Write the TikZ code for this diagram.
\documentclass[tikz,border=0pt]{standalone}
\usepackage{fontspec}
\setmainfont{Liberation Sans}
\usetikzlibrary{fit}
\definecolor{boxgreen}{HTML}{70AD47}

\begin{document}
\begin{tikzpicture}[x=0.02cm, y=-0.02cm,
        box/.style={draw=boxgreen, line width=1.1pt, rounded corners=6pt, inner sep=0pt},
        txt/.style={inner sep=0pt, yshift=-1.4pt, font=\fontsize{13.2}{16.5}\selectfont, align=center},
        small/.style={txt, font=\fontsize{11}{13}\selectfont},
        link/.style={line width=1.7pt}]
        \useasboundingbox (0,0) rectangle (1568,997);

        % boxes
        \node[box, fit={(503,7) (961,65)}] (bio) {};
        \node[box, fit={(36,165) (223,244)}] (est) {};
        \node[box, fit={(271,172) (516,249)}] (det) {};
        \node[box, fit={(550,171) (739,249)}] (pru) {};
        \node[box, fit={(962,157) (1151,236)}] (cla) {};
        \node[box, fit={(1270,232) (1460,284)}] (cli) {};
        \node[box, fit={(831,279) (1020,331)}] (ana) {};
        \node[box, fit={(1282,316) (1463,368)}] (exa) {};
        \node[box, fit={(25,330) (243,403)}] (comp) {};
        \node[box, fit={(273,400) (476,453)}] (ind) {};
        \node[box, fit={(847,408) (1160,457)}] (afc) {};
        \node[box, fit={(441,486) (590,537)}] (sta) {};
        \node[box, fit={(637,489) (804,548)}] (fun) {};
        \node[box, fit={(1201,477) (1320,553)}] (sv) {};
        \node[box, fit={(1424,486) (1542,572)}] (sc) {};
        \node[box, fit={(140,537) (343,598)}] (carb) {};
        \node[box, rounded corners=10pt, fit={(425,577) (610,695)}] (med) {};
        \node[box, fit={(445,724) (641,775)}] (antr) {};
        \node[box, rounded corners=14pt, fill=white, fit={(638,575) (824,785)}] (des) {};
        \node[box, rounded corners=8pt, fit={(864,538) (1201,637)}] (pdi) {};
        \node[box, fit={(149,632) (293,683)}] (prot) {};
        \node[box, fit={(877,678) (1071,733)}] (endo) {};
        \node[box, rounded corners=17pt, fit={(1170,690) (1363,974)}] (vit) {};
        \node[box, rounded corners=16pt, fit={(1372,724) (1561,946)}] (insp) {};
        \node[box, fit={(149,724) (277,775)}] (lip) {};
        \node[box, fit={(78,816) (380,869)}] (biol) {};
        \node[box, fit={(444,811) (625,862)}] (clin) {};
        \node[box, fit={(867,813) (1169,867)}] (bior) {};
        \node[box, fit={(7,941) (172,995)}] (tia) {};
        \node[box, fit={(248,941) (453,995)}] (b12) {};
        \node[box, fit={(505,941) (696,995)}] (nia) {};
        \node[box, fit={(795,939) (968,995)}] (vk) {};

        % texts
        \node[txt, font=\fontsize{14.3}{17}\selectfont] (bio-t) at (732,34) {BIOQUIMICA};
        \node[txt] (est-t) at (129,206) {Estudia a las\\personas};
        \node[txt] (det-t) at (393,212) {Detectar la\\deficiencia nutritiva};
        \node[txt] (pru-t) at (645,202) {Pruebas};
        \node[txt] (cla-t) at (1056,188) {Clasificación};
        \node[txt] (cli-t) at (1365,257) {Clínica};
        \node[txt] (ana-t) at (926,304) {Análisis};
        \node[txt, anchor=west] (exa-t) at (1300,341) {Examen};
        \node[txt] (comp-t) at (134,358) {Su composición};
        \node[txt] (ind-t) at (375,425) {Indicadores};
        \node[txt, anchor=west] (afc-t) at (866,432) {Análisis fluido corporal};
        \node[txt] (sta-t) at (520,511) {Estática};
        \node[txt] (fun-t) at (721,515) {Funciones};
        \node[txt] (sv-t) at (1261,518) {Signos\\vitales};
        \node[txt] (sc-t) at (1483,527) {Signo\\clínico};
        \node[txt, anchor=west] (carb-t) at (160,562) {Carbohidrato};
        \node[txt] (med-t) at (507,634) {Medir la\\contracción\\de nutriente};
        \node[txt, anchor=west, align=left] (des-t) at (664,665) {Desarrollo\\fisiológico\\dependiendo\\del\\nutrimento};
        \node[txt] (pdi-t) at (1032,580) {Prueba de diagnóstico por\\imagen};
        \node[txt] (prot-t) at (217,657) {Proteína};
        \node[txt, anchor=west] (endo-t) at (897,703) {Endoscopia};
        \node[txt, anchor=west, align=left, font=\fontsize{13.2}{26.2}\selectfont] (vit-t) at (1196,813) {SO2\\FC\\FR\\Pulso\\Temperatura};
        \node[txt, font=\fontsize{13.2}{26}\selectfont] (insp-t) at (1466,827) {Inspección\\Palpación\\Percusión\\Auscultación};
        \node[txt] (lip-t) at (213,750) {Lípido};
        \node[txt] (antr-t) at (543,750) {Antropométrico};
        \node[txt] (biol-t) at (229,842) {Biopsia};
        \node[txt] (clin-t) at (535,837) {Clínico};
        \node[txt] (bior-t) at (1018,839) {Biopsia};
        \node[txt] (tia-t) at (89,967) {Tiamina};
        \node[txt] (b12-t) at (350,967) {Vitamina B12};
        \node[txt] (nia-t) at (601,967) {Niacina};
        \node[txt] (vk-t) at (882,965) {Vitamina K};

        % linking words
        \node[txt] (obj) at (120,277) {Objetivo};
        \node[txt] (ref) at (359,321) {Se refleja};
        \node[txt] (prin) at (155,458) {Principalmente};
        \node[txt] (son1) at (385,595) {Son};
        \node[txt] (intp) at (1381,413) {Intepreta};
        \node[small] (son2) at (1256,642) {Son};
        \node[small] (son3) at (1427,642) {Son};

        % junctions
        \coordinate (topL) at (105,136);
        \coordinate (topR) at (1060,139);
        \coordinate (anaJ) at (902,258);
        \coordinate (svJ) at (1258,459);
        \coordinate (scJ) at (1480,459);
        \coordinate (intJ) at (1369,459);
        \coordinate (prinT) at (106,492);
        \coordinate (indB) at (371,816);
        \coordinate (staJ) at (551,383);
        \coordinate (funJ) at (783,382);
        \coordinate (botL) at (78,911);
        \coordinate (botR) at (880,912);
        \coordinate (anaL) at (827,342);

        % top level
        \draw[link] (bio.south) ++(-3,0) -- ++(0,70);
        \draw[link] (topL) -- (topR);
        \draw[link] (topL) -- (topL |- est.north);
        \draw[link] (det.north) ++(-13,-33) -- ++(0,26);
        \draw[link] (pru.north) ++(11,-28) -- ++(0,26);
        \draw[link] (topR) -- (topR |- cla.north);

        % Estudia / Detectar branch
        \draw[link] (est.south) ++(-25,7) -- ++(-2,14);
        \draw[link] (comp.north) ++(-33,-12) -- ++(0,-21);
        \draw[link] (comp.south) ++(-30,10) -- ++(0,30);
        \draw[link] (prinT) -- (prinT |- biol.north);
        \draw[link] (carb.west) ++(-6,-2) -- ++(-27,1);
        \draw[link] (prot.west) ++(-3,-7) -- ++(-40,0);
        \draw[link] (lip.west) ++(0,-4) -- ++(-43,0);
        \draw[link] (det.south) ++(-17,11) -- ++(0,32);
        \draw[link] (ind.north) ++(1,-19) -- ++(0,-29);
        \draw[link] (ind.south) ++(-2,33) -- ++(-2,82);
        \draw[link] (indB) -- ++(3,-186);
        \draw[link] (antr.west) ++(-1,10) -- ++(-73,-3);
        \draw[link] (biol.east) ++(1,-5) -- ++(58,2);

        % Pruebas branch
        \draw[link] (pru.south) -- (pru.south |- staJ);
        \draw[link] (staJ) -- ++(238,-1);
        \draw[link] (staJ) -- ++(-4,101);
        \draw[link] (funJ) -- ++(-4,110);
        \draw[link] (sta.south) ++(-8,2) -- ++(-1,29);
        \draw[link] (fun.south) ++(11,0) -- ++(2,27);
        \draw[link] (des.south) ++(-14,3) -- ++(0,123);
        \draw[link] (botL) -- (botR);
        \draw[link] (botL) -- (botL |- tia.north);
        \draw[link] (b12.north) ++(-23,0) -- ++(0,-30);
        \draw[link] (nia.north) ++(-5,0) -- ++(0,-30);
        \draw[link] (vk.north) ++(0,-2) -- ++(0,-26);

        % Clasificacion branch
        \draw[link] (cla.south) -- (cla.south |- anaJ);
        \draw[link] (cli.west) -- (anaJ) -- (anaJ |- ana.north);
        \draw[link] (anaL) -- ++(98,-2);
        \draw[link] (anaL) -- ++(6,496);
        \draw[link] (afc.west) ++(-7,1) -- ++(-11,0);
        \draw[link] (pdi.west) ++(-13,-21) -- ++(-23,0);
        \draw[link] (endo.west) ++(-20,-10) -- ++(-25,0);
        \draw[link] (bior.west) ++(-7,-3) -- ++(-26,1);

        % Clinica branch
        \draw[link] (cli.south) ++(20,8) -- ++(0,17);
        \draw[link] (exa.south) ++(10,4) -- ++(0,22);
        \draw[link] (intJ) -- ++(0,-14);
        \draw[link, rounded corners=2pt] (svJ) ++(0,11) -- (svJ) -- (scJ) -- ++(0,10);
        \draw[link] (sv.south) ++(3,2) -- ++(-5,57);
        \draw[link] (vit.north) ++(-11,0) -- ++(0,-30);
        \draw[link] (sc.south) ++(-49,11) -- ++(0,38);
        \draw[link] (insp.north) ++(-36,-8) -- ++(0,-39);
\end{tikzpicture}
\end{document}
* * *
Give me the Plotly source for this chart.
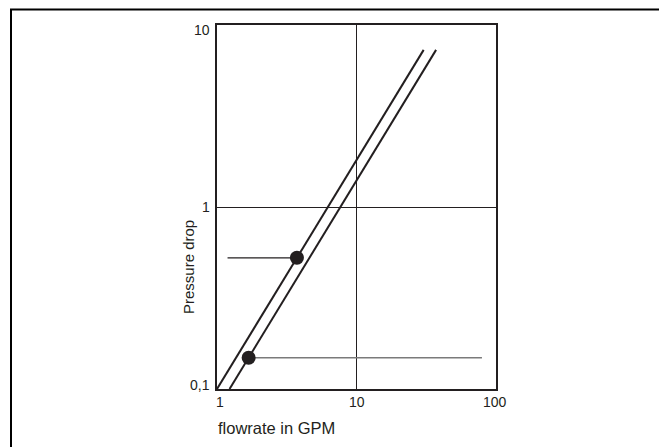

* [JOB]
Above are the records. Identify each line that contains the word "this".

* [TASK SOLUTION]
Write the TikZ code for this diagram.
Give me the Plotly source for this chart.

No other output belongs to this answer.